I’ve not used Linux in a long while, and fancied a bit of a mess around, perhaps to mess about with it as a LAMP web server. I initially downloaded and installed Ubuntu, but I’ve never liked the Gnome interface. I was about to ditch the idea completely when I discovered there was a KDE-based offshoot.
The biggest irritation for me is the default security option – the root account is disabled by default. The first user is granted superuser privileges which they can execute via command line using
sudo and the command they want to execute. In some of the GUI consoles, there’s an Administrator Mode button which doesn’t seem to work very well as far as I can tell. I’ve managed to hack the system so that I can logon as root and make administrative changes that way. Not totally secure, but less hassle. I’m not using it for anything critical at the moment anyway.
Kubuntu: A Viable Desktop Operating System?
Is Kubuntu a viable alternative to Windows XP? Not quite at the moment, but it’s gaining momentum.
Two major failings are:
- Still not enough major-label software available for Linux. That includes driver support for contemporary hardware devices.
- K/Ubuntu has a few frustrating bugs that need to be squashed. While ‘us techies’ will be able to work around them, normal Joes will end up irritated and potentially walks away.
Still, there’s so much potential in a system like Kubuntu. For an average user – my wife, for instance – all she needs is a web browser, word processor and possibly an email client, although with Gmail that’s not such an issue.

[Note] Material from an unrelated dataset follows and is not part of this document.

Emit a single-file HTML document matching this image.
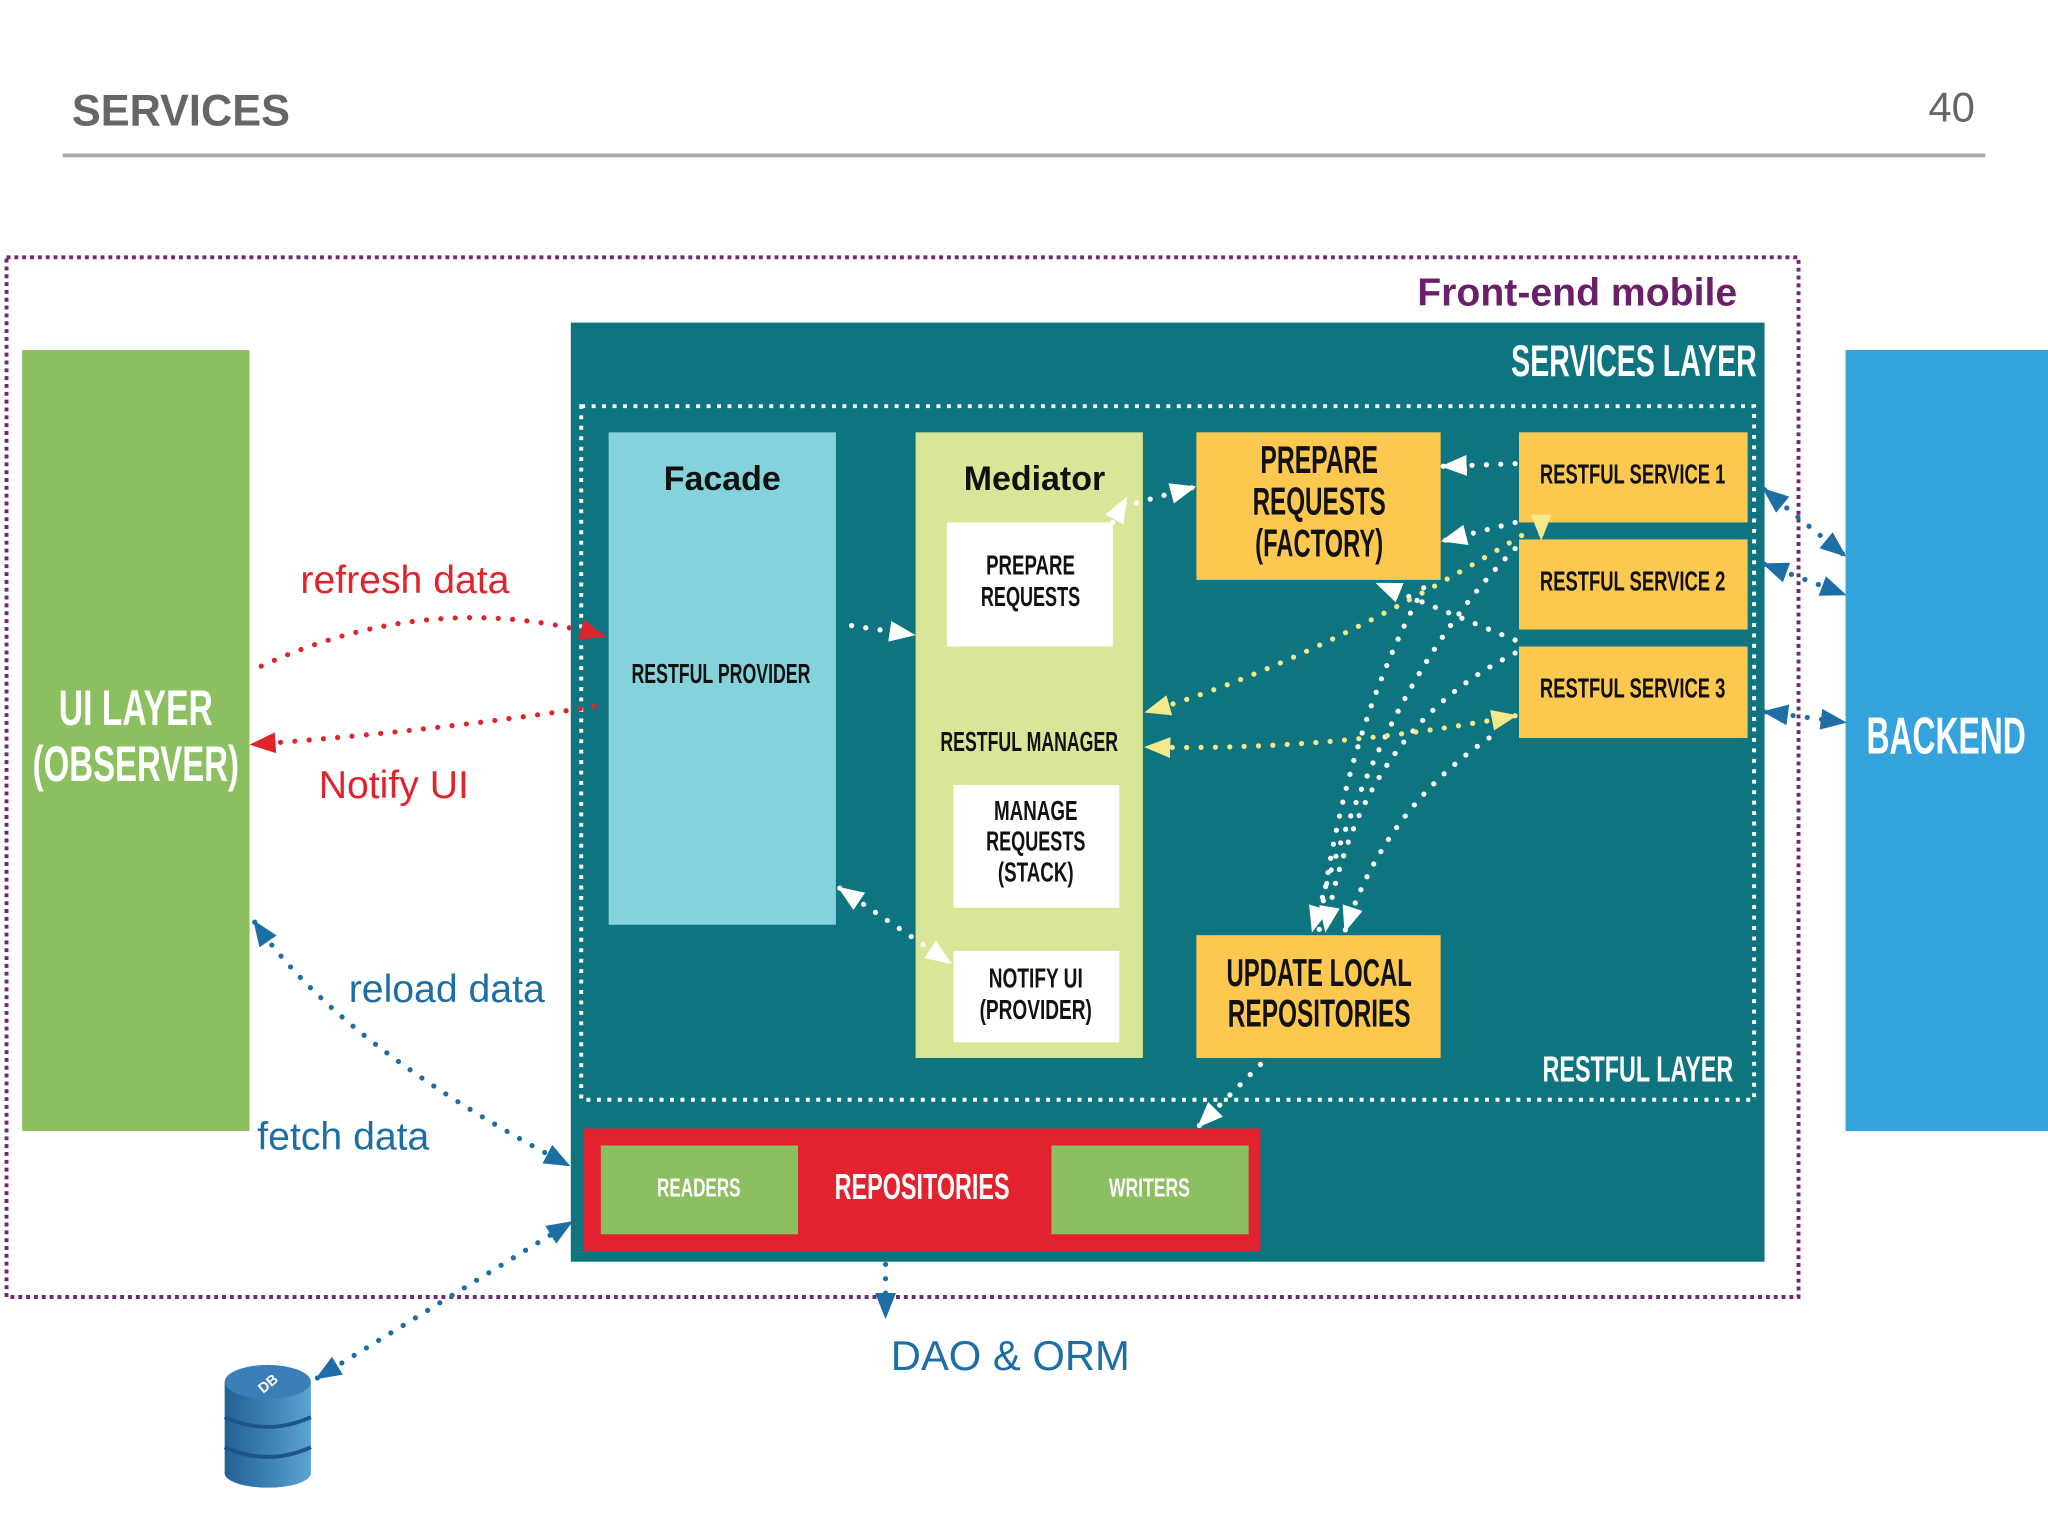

For me, I’d be looking for my Dreamweaver, my Photoshop and a host of other applications that I rely on to do my work, and although there are ways to make Windows applications run on Linux, I’ve not had the time to explore this. I suspect regular users won’t want to waste time with it either.
Anyway, the jury’s out on Kubuntu Linux. I’m giving it a trial on an old machine, so if there’s anything interesting with Kubuntu, I’ll post it here.